Historians associate this model of society with the rise of the market economy. In other words, reciprocal kinship obligations were replaced with monetized economic obligations, and this process in turn led to a broader-based morality that applied to everyone equally. In reality, the arrow of causation seems to have been the reverse. Certain societies, notably those of northwestern Europe, were pre-adapted to the market economy and thus better able to exploit its possibilities when it began to take off in the late Middle Ages. The expansion of the market economy and, later, that of the welfare state were thus made possible by certain pre-existing cultural and possibly genetic characteristics, i.e., weaker kinship ties and a corresponding extension of morality from the familial level to the societal level.
 

References

Banfield, E.C. (2003). Political Influence, New Brunswick (N.J.): Transaction Pub.
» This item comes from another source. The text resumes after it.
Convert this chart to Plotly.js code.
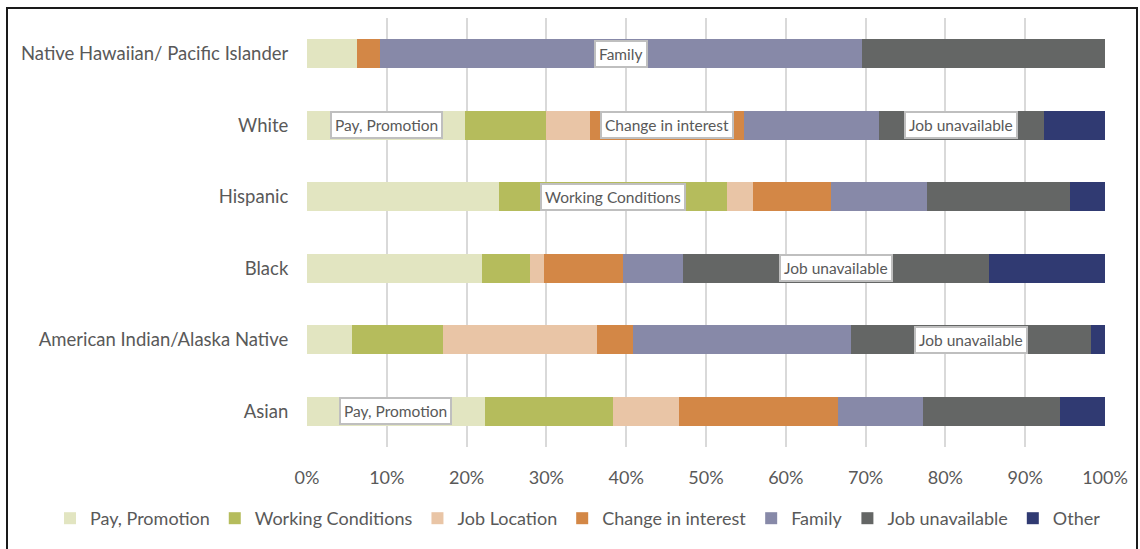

Hajnal, John (1965). European marriage pattern in historical perspective. In D.V. Glass and D.E.C. Eversley. Population in History. Arnold, London. 

Loewen, P.J., C.T. Dawes, N. Mazar, M. Johannesson, P. Keollinger, and P.K.E. Magnusson. (2013). The heritability of moral standards for everyday dishonesty, Journal of Economic Behavior & Organization, 93, 363-366.
https://files.nyu.edu/ctd1/public/Moral.pdf  

Macfarlane, A. (1992). On individualism, Proceedings of the British Academy, 82, 171-199.
http://www.alanmacfarlane.com/TEXTS/On_Individualism.pdf  

Macfarlane, A. (2012). The invention of the modern world. Chapter 8: Family, friendship and population, The Fortnightly Review, Spring-Summer serial
http://fortnightlyreview.co.uk/2012/07/invention-8/  

Norberg, J. (2006). Swedish Models, June 1, The National Interest.
http://www.johannorberg.net/?page=articles&articleid=151  

Seccombe, W. (1992). A Millennium of Family Change. Feudalism to Capitalism in Northwestern Europe, London: Verso.